As atrizes Gilda e Sonia como as Avós da Razão

Uma pesquisa da empresa Ernst & Young e da Agência Maturi, realizada com 200 empresas brasileiras, revelou que 78% das corporações consideram-se etaristas — que têm descriminação pela idade —, e ainda oferecem barreiras na hora de contratar trabalhadores com mais de 50 anos. Porém, o envelhecimento da população vai exigir que elas estimulem as condições de permanência de profissionais mais experientes no mercado. Um dos pontos mais cobrados deste público é a adaptação ao mundo digital, tarefa que vem sendo muito bem realizada por ele. A pesquisa “Design de futuros: internet na terceira idade” realizada pela consultoria Tuia, revelou que 60% dos entrevistados entre 60 e 92 anos foram introduzidos à internet através do seu trabalho, evoluindo no uso de aplicativos e dispositivos.

Os 60+, por exemplo, invadiram as redes sociais e já figuram entre os principais influencers do mundo digital. Entre eles, destaca-se a página Avós Da Razão (@avosdarazao). Com mais de 370 mil seguidores, o canal fala do dia a dia de Gilda, 82 anos, e Sonia, 86, abordando o envelhecimento, desafiando estereótipos e dando voz a pessoas que se sentiam invisíveis. Elas se propõem a falar de tudo um pouco, divertindo e inspirando outros parceiros de sua idade. Aqui, o remédio dá vez à cervejinha, acompanhada de muitas risadas, é claro.

A psicóloga Gilda Maria Menicucci Balsini

UMA QUESTÃO DE TEMPO

Com 50 anos de experiência, a psicóloga Gilda Maria Menicucci Balsini entende que esta nova visão sobre a terceira idade é uma questão de adaptação da sociedade, assim como aconteceu anteriormente com outras pautas. “É tudo um processo de mudança e adaptação. É preciso romper fronteiras, como já houve com a independência da mulher, a aceitação da separação matrimonial e o respeito às escolhas sexuais.

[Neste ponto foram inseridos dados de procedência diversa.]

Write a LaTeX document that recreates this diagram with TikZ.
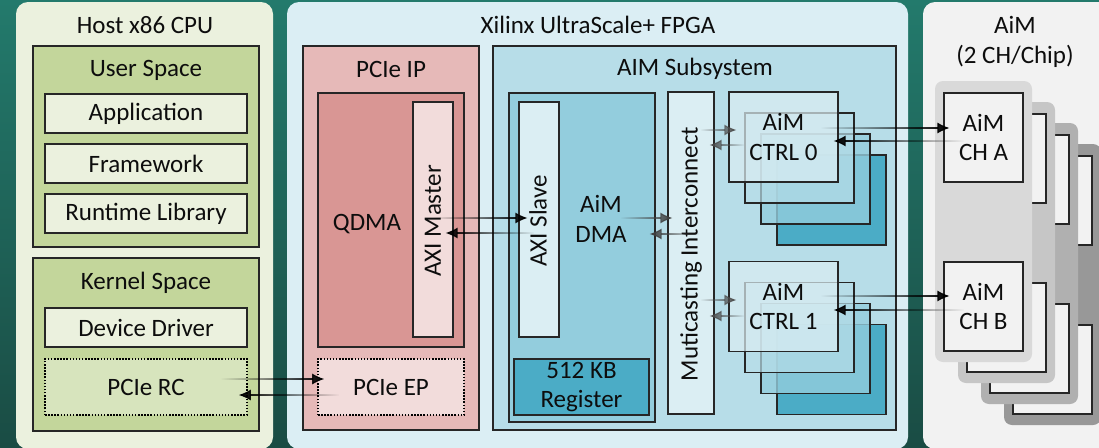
\documentclass[tikz,border=0pt]{standalone}
\usepackage{fontspec}
\setmainfont{Carlito}
\usetikzlibrary{arrows.meta, calc, fadings}

\definecolor{edge}{HTML}{262626}
\definecolor{ink}{HTML}{0D0D0D}
\definecolor{bgtop}{HTML}{237A6C}
\definecolor{bgbot}{HTML}{1A4C44}
\definecolor{hostbg}{HTML}{EBF1DE}
\definecolor{usergreen}{HTML}{C3D69B}
\definecolor{rcgreen}{HTML}{D7E4BD}
\definecolor{fpgabg}{HTML}{DBEEF4}
\definecolor{ipred}{HTML}{E6B9B8}
\definecolor{qdmared}{HTML}{D99694}
\definecolor{pinklight}{HTML}{F2DCDB}
\definecolor{subsys}{HTML}{B7DDE8}
\definecolor{dmablue}{HTML}{93CDDD}
\definecolor{paleblue}{HTML}{DBEEF3}
\definecolor{regblue}{HTML}{4BACC6}
\definecolor{aimbg}{HTML}{F2F2F2}
\definecolor{halo0}{HTML}{D9D9D9}
\definecolor{halo1}{HTML}{C6C6C6}
\definecolor{halo2}{HTML}{B0B0B0}
\definecolor{halo3}{HTML}{989898}

\tikzfading[name=fromleft, left color=transparent!100, middle color=transparent!0, right color=transparent!0]
\tikzfading[name=fromright, left color=transparent!0, middle color=transparent!0, right color=transparent!100]

\tikzset{every picture/.style={x=1pt, y=-1pt},
  every node/.style={font=\fontsize{25}{29.5}\selectfont, text=ink, align=center, inner sep=0pt},
  panel/.style={rounded corners=12pt},
  box/.style={draw=edge, line width=1.3pt},
  dotbox/.style={draw=black, line width=1.6pt, dash pattern=on 1.5pt off 1.6pt},
  link/.style={line width=1.1pt, -{Latex[length=12pt,width=11pt]}}}

\begin{document}
\begin{tikzpicture}
            \clip (0,0) rectangle (1099,447);
            \shade[top color=bgtop, bottom color=bgbot] (0,0) rectangle (1099,447);

            % panels
            \fill[panel, hostbg] (16,2) rectangle (273,449);
            \fill[panel, fpgabg] (287,2) rectangle (908,449);
            \fill[panel, aimbg] (923,2) rectangle (1115,449);

            % host side
            \node (host) at (145,25) {Host x86 CPU};
            \node[box, fill=usergreen, minimum width=226, minimum height=201] (user) at (146,146.5) {};
            \node (usertitle) at (146,70) {User Space};
            \foreach \name/\txt/\y in {app/Application/113.5, fw/Framework/163.5, rt/Runtime Library/213.5}
              \node[box, fill=hostbg, minimum width=202, minimum height=39] (\name) at (146,\y) {\txt};
            \node[box, fill=usergreen, minimum width=226, minimum height=173] (kernel) at (146,344.5) {};
            \node (kerneltitle) at (146,283) {Kernel Space};
            \node[box, fill=hostbg, minimum width=202, minimum height=39] (drv) at (146,327.5) {Device Driver};
            \node[dotbox, fill=rcgreen, minimum width=202, minimum height=56] (rc) at (146,387) {PCIe RC};

            % fpga
            \node (fpga) at (598,25) {Xilinx UltraScale+ FPGA};
            \node[box, fill=ipred, minimum width=176, minimum height=384] (ip) at (391,238) {};
            \node (iptitle) at (391,69) {PCIe IP};
            \node[box, fill=qdmared, minimum width=146, minimum height=254] (qdma) at (391,220) {};
            \node (qdmatxt) at (367,224) {QDMA};
            \node[box, fill=pinklight, minimum width=40, minimum height=235] (master) at (433,219.5) {};
            \node[rotate=90] (mastertxt) at (433,221) {AXI Master};
            \node[dotbox, fill=pinklight, minimum width=146, minimum height=56] (ep) at (391,387) {PCIe EP};

            \node[box, fill=subsys, minimum width=403, minimum height=384] (sub) at (694.5,238) {};
            \node (subtitle) at (695,69) {AIM Subsystem};
            \node[box, fill=dmablue, minimum width=146, minimum height=329] (dma) at (582,257.5) {};
            \node (dmatxt) at (601,219) {AiM\\DMA};
            \node[box, fill=paleblue, minimum width=40, minimum height=235] (slave) at (539,219.5) {};
            \node[rotate=90] (slavetxt) at (538,221) {AXI Slave};
            \node[box, fill=regblue, minimum width=135, minimum height=56] (reg) at (581.5,387) {512 KB\\Register};
            \node[box, fill=paleblue, minimum width=46, minimum height=322] (ic) at (691,253) {};
            \node[rotate=90] (ictxt) at (691,254) {Muticasting Interconnect};

            \foreach \k/\col/\op in {3/regblue/1, 2/dmablue/0.8, 1/subsys/0.7} {
              \node[box, fill=\col, fill opacity=\op, minimum width=109, minimum height=90] (ctrlA\k) at ({783.5+16*\k},{137+21*\k}) {};
              \node[box, fill=\col, fill opacity=\op, minimum width=109, minimum height=90] (ctrlB\k) at ({783.5+16*\k},{306.5+21*\k}) {};
            }
            \node[box, fill=paleblue, fill opacity=0.7, text opacity=1, minimum width=109, minimum height=90] (c0) at (783.5,137) {AiM\\CTRL 0};
            \node[box, fill=paleblue, fill opacity=0.7, text opacity=1, minimum width=109, minimum height=90] (c1) at (783.5,306.5) {AiM\\CTRL 1};

            % aim chips
            \node (aimtitle) at (1015,42) {AiM\\(2 CH/Chip)};
            \foreach \k/\col in {3/halo3, 2/halo2, 1/halo1} {
              \fill[\col, rounded corners=8pt] ({935+23*\k},{81+21*\k}) rectangle ({1032+23*\k},{362+21*\k});
              \node[box, fill=aimbg, minimum width=79, minimum height=89] (chA\k) at ({983.5+23*\k},{137.5+21*\k}) {};
              \node[box, fill=aimbg, minimum width=79, minimum height=89] (chB\k) at ({983.5+23*\k},{306.5+21*\k}) {};
            }
            \fill[halo0, rounded corners=8pt] (935,81) rectangle (1032,362);
            \node[box, fill=aimbg, minimum width=79, minimum height=89] (cha) at (983.5,137.5) {AiM\\CH A};
            \node[box, fill=aimbg, minimum width=79, minimum height=89] (chb) at (983.5,306.5) {AiM\\CH B};

            % links
            \coordinate (p1s) at ($(rc.east)+(-27,-8)$);
            \coordinate (p1e) at ($(ep.west)+(7,-8)$);
            \coordinate (p2s) at ($(ep.west)+(22,8)$);
            \coordinate (p2e) at ($(rc.east)+(-9,8)$);
            \coordinate (x1s) at ($(master.east)+(-20,-1.5)$);
            \coordinate (x1e) at ($(slave.west)+(9,-1.5)$);
            \coordinate (x2s) at ($(slave.west)+(16,13.5)$);
            \coordinate (x2e) at ($(master.east)+(-8,13.5)$);
            \coordinate (d1s) at ($(dma.east)+(-35,-39.5)$);
            \coordinate (d1e) at ($(ic.west)+(5,-35)$);
            \coordinate (d2s) at ($(ic.west)+(32,-19)$);
            \coordinate (d2e) at ($(dma.east)+(-6,-23.5)$);
            \coordinate (i1s) at ($(ic.east)+(-14,-123)$);
            \coordinate (i1e) at ($(c0.west)+(8,-7)$);
            \coordinate (i2s) at ($(c0.west)+(16,8)$);
            \coordinate (i2e) at ($(ic.east)+(-5,-108)$);
            \coordinate (i3s) at ($(ic.east)+(-14,47)$);
            \coordinate (i3e) at ($(c1.west)+(8,-6.5)$);
            \coordinate (i4s) at ($(c1.west)+(16,9.5)$);
            \coordinate (i4e) at ($(ic.east)+(-5,63)$);
            \coordinate (m1s) at ($(c0.east)+(-18,-9)$);
            \coordinate (m1e) at ($(cha.west)+(6,-9.5)$);
            \coordinate (m2s) at ($(cha.west)+(21,3.5)$);
            \coordinate (m2e) at ($(c0.east)+(-5,4)$);
            \coordinate (m3s) at ($(c1.east)+(-18,-10.5)$);
            \coordinate (m3e) at ($(chb.west)+(6,-10.5)$);
            \coordinate (m4s) at ($(chb.west)+(21,3.5)$);
            \coordinate (m4e) at ($(c1.east)+(-5,3.5)$);

            \foreach \s/\e/\f/\c in {p1s/p1e/fromleft/black, p2s/p2e/fromright/black, x1s/x1e/fromleft/black, x2s/x2e/fromright/black,
                d1s/d1e/fromleft/black!75, d2s/d2e/fromright/black!75, i1s/i1e/fromleft/black!70, i2s/i2e/fromright/black!70,
                i3s/i3e/fromleft/black!70, i4s/i4e/fromright/black!70, m1s/m1e/fromleft/black, m2s/m2e/fromright/black,
                m3s/m3e/fromleft/black, m4s/m4e/fromright/black}
              \draw[link, draw=\c, fill=\c, path fading=\f] ([yshift=8pt]\s) ([yshift=-8pt]\s) (\s) -- (\e);
        \end{tikzpicture}
\end{document}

Agora, no momento, temos a profissionalização da terceira idade”, explica. Para a especialista, a decisão por uma velhice com alta qualidade de vida depende muito mais do indivíduo do que de uma política pública.

“A nossa mente ainda tem uma capacidade de produção muito boa. O nosso coração tem uma flexibilidade muito grande para sentir e amar, e o nosso físico pode ser preservado por cuidados com a saúde, como a prática de exercícios e alimentação. Se a gente pensar que corpo, mente e sentimento não param, não há motivos para estacionar porque temos 60, 70 ou 80 anos. Ainda existe força para buscar um caminhar profissional, além da capacidade de aprendizagem e grande experiência de vida”, considera.

Gilda é um exemplo do potencial que é possível exercer na terceira idade. Com uma agenda cheia em seu consultório psicológico, ela não para de ensinar e aprender, além de desenvolver projetos voluntários. “Até o final da minha vida vou tentar fazer um mundo melhor”. E para quem pensa em desacelerar, um conselho: “Não pare. Viva cada vez mais, ou pela inteligência, ou pelo movimento, ou pelo amor, ou por ensinar, ou por aprender, mas viva em busca da razão do existir”, conclui com sabedoria.